←back to thread

548 points kmelve | 3 comments | | HN request time: 0.001s | source
Show context
rhubarbtree ◴[] No.45112846[source]
Does anyone have a link to a video that uses Claude Code to produce clean robust code that solves a non trivial problem (ie not tic tac toe or a landing page) more quickly than a human programmer can write? I don’t want a “demo”, I want a livestream from an independent programmer unaffiliated with any AI company and thus not incentivised to hype.

I want the code to have subsequently been deployed in production and demonstrably robust, without additional work outside of the livestream.

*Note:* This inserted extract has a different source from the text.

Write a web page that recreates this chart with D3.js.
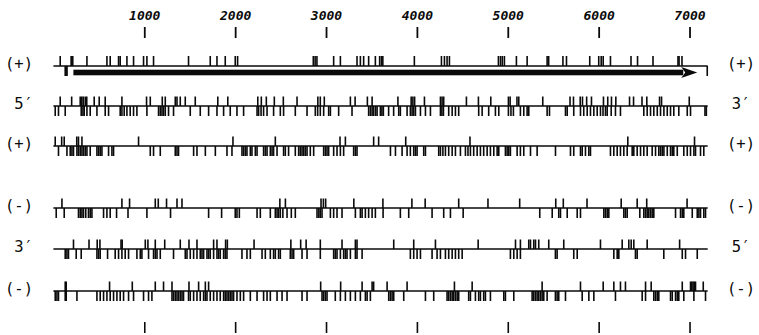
<!DOCTYPE html>
<html>
<head>
<meta charset="utf-8">
<script src="https://cdn.jsdelivr.net/npm/d3@7"></script>
<style>
  body { margin: 0; background: #fff; }
  svg { display: block; }
</style>
</head>
<body>
<script>
// sequence length (bp) and the scale ticks
const seqLength = 7200;
const axisTicks = [1000, 2000, 3000, 4000, 5000, 6000, 7000];

// open reading frame drawn as an arrow under frame 1
const orf = [220, 7085];

// labels left / right of each frame
const leftLabels  = ["(+)", "5′", "(+)", "(-)", "3′", "(-)"];
const rightLabels = ["(+)", "3′", "(+)", "(-)", "5′", "(-)"];

// marks above (up) and below (down) each frame line, positions in bp
const f1Up = [75, 195, 204, 213, 369, 589, 625, 717, 735, 809, 882, 992, 1029, 1102, 1487, 1726, 1800, 1891, 2001, 2027,
  2860, 2880, 2900, 3084, 3158, 3341, 3378, 3414, 3469, 3543, 3590, 3610, 3625, 3972, 4270, 4303, 4332, 4358,
  4897, 4920, 4940, 4963, 5095, 5213, 5433, 5450, 5607, 5646, 5902, 6001, 6028, 6050, 6130, 6356, 6428, 6598,
  6873, 6885, 6917];
const f1Down = [130, 140, 150, 7195];

const f2Up = [75, 201, 295, 312, 328, 350, 367, 449, 504, 570, 754, 1025, 1066, 1198, 1231, 1341, 1360, 1396, 1451,
  1561, 1809, 1919, 2249, 2288, 2343, 2431, 2530, 2681, 2910, 2937, 2981, 3268, 3320, 3455, 3507, 3791, 3937,
  3956, 3975, 4083, 4259, 4277, 4295, 4545, 4677, 4813, 5007, 5026, 5101, 5121, 5385, 5685, 5723, 5797, 5822,
  5868, 5921, 6053, 6100, 6141, 6189, 6340, 6384, 6477, 6530, 6670, 6692, 6997];
const f2Down = [20, 56, 130, 306, 325, 339, 369, 405, 479, 570, 607, 735, 754, 779, 809, 845, 882, 919, 1029, 1157,
  1176, 1195, 1212, 1231, 1267, 1322, 1506, 1616, 1708, 1800, 1873, 1946, 2020, 2093, 2241, 2258, 2285, 2313,
  2351, 2423, 2497, 2533, 2662, 2791, 2882, 2908, 2937, 2974, 3029, 3048, 3139, 3286, 3469, 3488, 3507, 3524,
  3545, 3562, 3598, 3615, 3631, 3689, 3744, 3800, 3818, 3892, 3928, 3947, 3965, 3984, 4039, 4094, 4149, 4259,
  4275, 4292, 4350, 4388, 4424, 4460, 4680, 4718, 4790, 4864, 4901, 5007, 5035, 5062, 5139, 5176, 5213, 5231,
  5433, 5459, 5635, 5654, 5726, 5800, 5836, 5874, 5910, 5947, 5984, 6020, 6048, 6075, 6094, 6138, 6185, 6240,
  6497, 6534, 6571, 6607, 6645, 6681, 6718, 6755, 6791, 6827, 6882, 6975, 7011, 7170, 7185];

const f3Up = [20, 91, 119, 257, 276, 314, 937, 1976, 2442, 3154, 3213, 3524, 3579, 3877, 4584, 6321, 7055];
const f3Down = [56, 149, 185, 204, 221, 259, 276, 295, 314, 331, 350, 369, 405, 479, 497, 515, 534, 607, 644, 662,
  1066, 1102, 1176, 1341, 1360, 1377, 1543, 1580, 1672, 1782, 1910, 1965, 2075, 2093, 2112, 2130, 2167, 2185,
  2222, 2241, 2313, 2332, 2351, 2387, 2406, 2423, 2461, 2533, 2552, 2588, 2662, 2699, 2717, 2736, 2754, 2772,
  2791, 2827, 2864, 2974, 2993, 3011, 3029, 3084, 3121, 3158, 3194, 3304, 3323, 3341, 3709, 3764, 3837, 3892,
  3928, 3965, 3984, 4002, 4075, 4094, 4240, 4259, 4286, 4314, 4350, 4388, 4424, 4479, 4534, 4562, 4589, 4625,
  4663, 4699, 4735, 4773, 4809, 4846, 4883, 4901, 4974, 4993, 5011, 5029, 5103, 5139, 5176, 5250, 5323, 5525,
  5690, 5726, 5800, 5819, 5855, 5892, 5910, 6130, 6167, 6204, 6240, 6277, 6314, 6369, 6387, 6424, 6461, 6497,
  6534, 6589, 6626, 6662, 6681, 6700, 6718, 6755, 6791, 6810, 6827, 6865, 6937, 6975, 7011, 7048, 7066, 7121, 7157];

const f4Up = [94, 754, 838, 1121, 1154, 1245, 1360, 1415, 2492, 2553, 2945, 2971, 2996, 3306, 3626, 3945, 4091,
  4460, 4782, 5131, 5528, 5611, 5872, 6248, 6424, 6529, 6973];
const f4Down = [31, 119, 276, 295, 314, 331, 356, 386, 405, 424, 552, 589, 625, 695, 821, 1029, 1289, 1708, 1851,
  2001, 2020, 2046, 2241, 2277, 2387, 2442, 2461, 2478, 2497, 2525, 2571, 2618, 2662, 2901, 2921, 2937, 2956,
  3048, 3084, 3121, 3176, 3323, 3378, 3397, 3433, 3469, 3507, 3543, 3628, 3818, 3910, 4167, 4295, 4369, 4509,
  5352, 5489, 5561, 5580, 5654, 5764, 5800, 6057, 6075, 6094, 6112, 6277, 6295, 6314, 6453, 6497, 6516, 6534,
  6552, 6571, 6589, 6607, 6846, 6901, 6920, 6937, 7030, 7085, 7103, 7121, 7157, 7176];

const f5Up = [221, 392, 482, 512, 744, 757, 1011, 1040, 1121, 1225, 1396, 1492, 1580, 1763, 1800, 1895, 1914, 2208,
  2613, 2721, 2781, 2937, 3176, 3323, 3341, 3745, 3965, 4204, 4674, 5085, 5139, 5231, 5250, 5286, 5305, 5341,
  5451, 5616, 6020, 6259, 6332, 6358, 6387, 6534, 6891];
const f5Down = [130, 149, 166, 251, 306, 479, 497, 515, 596, 680, 717, 754, 790, 827, 919, 956, 974, 1047, 1102,
  1121, 1140, 1176, 1322, 1451, 1470, 1506, 1543, 1580, 1616, 1635, 1653, 1690, 1708, 1726, 1763, 1800, 1818,
  1836, 1873, 1891, 1910, 2075, 2130, 2167, 2296, 2332, 2387, 2423, 2442, 2478, 2497, 2607, 2626, 2644, 2736,
  2791, 2937, 3084, 3102, 3121, 3158, 3194, 3213, 3231, 3268, 3323, 3341, 3397, 3928, 3965, 4002, 4039, 4167,
  4222, 4259, 4314, 4350, 4388, 4424, 4460, 4498, 5029, 5066, 5103, 5139, 5524, 5543, 5726, 5764, 6167, 6204,
  6222, 6405, 6424, 6717, 6920, 6956, 7085];

const f6Up = [130, 141, 618, 868, 1121, 1212, 1305, 1492, 1598, 1672, 1708, 2941, 3161, 3397, 3507, 3524, 3672,
  3892, 4413, 4608, 5378, 5800, 6050, 6167, 6240, 6295, 6516, 6578, 6920, 7011, 7025, 7039, 7052, 7066, 7151];
const f6Down = [20, 39, 56, 130, 141, 259, 479, 515, 552, 589, 625, 662, 699, 735, 772, 827, 882, 992, 1047, 1084,
  1305, 1322, 1341, 1360, 1377, 1396, 1415, 1432, 1487, 1506, 1543, 1580, 1616, 1653, 1672, 1690, 1726, 1763,
  1800, 1836, 1873, 1891, 1910, 1928, 1946, 1965, 1983, 2020, 2057, 2093, 2167, 2241, 2313, 2351, 2387, 2461,
  2516, 2571, 2736, 2791, 2956, 2974, 2993, 3011, 3102, 3158, 3213, 3268, 3323, 3378, 3433, 3452, 3488, 3690,
  3708, 3727, 3745, 3855, 4094, 4185, 4332, 4350, 4369, 4388, 4405, 4424, 4443, 4460, 4570, 4589, 4644, 4680,
  4699, 4735, 4754, 4809, 4956, 4974, 5066, 5268, 5286, 5305, 5323, 5341, 5360, 5378, 5396, 5433, 5524, 5543,
  5561, 5635, 5819, 5892, 5947, 6185, 6479, 6516, 6607, 6626, 6645, 6662, 6791, 6810, 6846, 6865, 6882, 6937,
  7048, 7176];

const frames = [[f1Up, f1Down], [f2Up, f2Down], [f3Up, f3Down], [f4Up, f4Down], [f5Up, f5Down], [f6Up, f6Down]];

// layout
const width = 759, height = 335;
const rowY = [66, 106, 146, 208, 249, 291];
const ink = "#0a0a0a";
const labelFont = "'DejaVu Sans Mono', monospace";

const x = d3.scaleLinear().domain([0, seqLength]).range([53.4, 707.7]);

const svg = d3.select("body").append("svg")
    .attr("width", width)
    .attr("height", height);

// scale on top, with numbers
svg.append("g")
    .attr("transform", "translate(0,38)")
    .call(d3.axisTop(x).tickValues(axisTicks).tickSize(11).tickPadding(7).tickFormat(d3.format("d")))
    .attr("font-family", labelFont)
    .attr("font-size", 13)
    .attr("font-weight", "bold")
    .attr("font-style", "italic")
    .call(g => g.select(".domain").remove())
    .call(g => g.selectAll(".tick line").attr("stroke", ink).attr("stroke-width", 1.8))
    .call(g => g.selectAll(".tick text").attr("fill", ink));

// scale at the bottom, ticks only
svg.append("g")
    .attr("transform", "translate(0,322)")
    .call(d3.axisBottom(x).tickValues(axisTicks).tickSize(11).tickFormat(""))
    .call(g => g.select(".domain").remove())
    .call(g => g.selectAll(".tick line").attr("stroke", ink).attr("stroke-width", 1.6));

frames.forEach(function (f, i) {
    let y = rowY[i];
    let g = svg.append("g");

    g.append("line")
        .attr("x1", x(0)).attr("x2", x(seqLength))
        .attr("y1", y).attr("y2", y)
        .attr("stroke", ink)
        .attr("stroke-width", 1.7);

    let upLen = i === 0 ? 10 : 9.5;
    let downLen = 10;

    g.selectAll(".up")
        .data(f[0])
        .enter()
        .append("line")
        .attr("class", "up")
        .attr("x1", d => x(d)).attr("x2", d => x(d))
        .attr("y1", y).attr("y2", y - upLen)
        .attr("stroke", ink)
        .attr("stroke-width", 1.6);

    g.selectAll(".down")
        .data(f[1])
        .enter()
        .append("line")
        .attr("class", "down")
        .attr("x1", d => x(d)).attr("x2", d => x(d))
        .attr("y1", y).attr("y2", y + downLen)
        .attr("stroke", ink)
        .attr("stroke-width", 1.6);

    g.append("text")
        .attr("x", 33)
        .attr("y", y + 3)
        .attr("text-anchor", "end")
        .attr("font-family", labelFont)
        .attr("font-size", 15.5)
        .attr("fill", ink)
        .text(leftLabels[i]);

    g.append("text")
        .attr("x", 741)
        .attr("y", y + 3)
        .attr("text-anchor", "middle")
        .attr("font-family", labelFont)
        .attr("font-size", 15.5)
        .attr("fill", ink)
        .text(rightLabels[i]);
});

// ORF arrow under frame 1
const arrowY = 72.5, headLen = 16;
const tip = x(orf[1]);
svg.append("rect")
    .attr("x", x(orf[0]))
    .attr("y", arrowY - 2.8)
    .attr("width", tip - headLen + 2 - x(orf[0]))
    .attr("height", 5.6)
    .attr("fill", ink);
svg.append("path")
    .attr("d", "M" + (tip - headLen) + "," + (arrowY - 5.5) + "L" + tip + "," + arrowY +
        "L" + (tip - headLen) + "," + (arrowY + 5.5) + "L" + (tip - headLen + 4) + "," + arrowY + "Z")
    .attr("fill", ink);
</script>
</body>
</html>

The livestream should include code review, test creation, testing, PR creation.

It should not be on a greenfield project, because nearly all coding is not.

I want to use Claude and I want to be more productive, but my experience to date is that for writing code beyond autocomplete AI is not good enough and leads to low quality code that can’t be maintained, or else requires so much hand holding that it is actually less efficient than a good programmer.

There are lots of incentives for marketing at the grassroots level. I am totally open to changing my mind but I need evidence.

replies(27): >>45112915 #>>45112951 #>>45112960 #>>45112964 #>>45112968 #>>45112985 #>>45112994 #>>45113041 #>>45113054 #>>45113123 #>>45113184 #>>45113229 #>>45113316 #>>45113448 #>>45113465 #>>45113643 #>>45113677 #>>45113802 #>>45114193 #>>45114454 #>>45114485 #>>45114519 #>>45115642 #>>45115900 #>>45116522 #>>45123605 #>>45125152 #
MontyCarloHall ◴[] No.45114454[source]
Forget a livestream, I want to hear from maintainers of complex, actively developed, and widely used open-source projects (e.g. ffmpeg, curl, openssh, sqlite). Highly capable coding LLMs have been out for long enough that if they do indeed have meaningful impact on writing non-trivial, non-greenfield/boilerplate code, it ought to be clearly apparent in an uptick of positive contributions to projects like these.
replies(3): >>45114495 #>>45115514 #>>45120070 #
1. stitched2gethr ◴[] No.45115514[source]
This contains some specific data with pretty graphs: https://youtu.be/tbDDYKRFjhk?t=623

But if you do professional development and use something like Claude Code (the current standard, IMO) you'll quickly get a handle on what it's good at and what it isn't. I think it took me about 3-4 weeks of working with it at an overall 0x gain to realize what it's going to help me with and what it will make take longer.

replies(2): >>45116205 #>>45139157 #
2. MontyCarloHall ◴[] No.45116205[source]
This is a great conference talk, thanks for sharing!

To summarize, the authors enlisted a panel of expert developers to review the quality of various pull requests, in terms of architecture, readability, maintainability, etc. (see 8:27 in the video for a partial list of criteria), and then somehow aggregate these criteria into an overall "productivity score." They then trained a model on the judgments of the expert developers, and found that their model had a high correlation with the experts' judgment. Finally, they applied this model to PRs across thousands of codebases, with knowledge of whether the PR was AI-assisted or not.

They found a 35-40% productivity gain for easy/greenfield tasks, 10-15% for hard/greenfield tasks, 15-20% for easy/brownfield tasks, and 0-10% for hard/brownfield tasks. Most productivity gains went towards "reworked" code, i.e. refactoring of recent code.

All in all, this is a great attempt at rigorously quantifying AI impact. However, I do take one major issue with it. Let's assume that their "productivity score" does indeed capture the overall quality of a PR (big assumption). I'm not sure this measures the overall net positive/negative impact to the codebase. Just because a PR is well-written according to a panel of expert engineers doesn't mean it's valuable to the project as a whole. Plenty of well-written code is utterly superfluous (trivial object setters/getters come to mind). Conversely, code that might appear poorly written to an outsider expert engineer could be essential to the project (the highly optimized C/assembly code of ffmpeg comes to mind, or to use an extreme example, anything from Arthur Whitney). "Reworking" that code to be "better written" would be hugely detrimental, even though the judgment of an outside observer (and an AI trained on it) might conclude that said code is terrible.

3. oblio ◴[] No.45139157[source]
Thank you for sharing the video, it's great! Puts into words a lot of things I was thinking.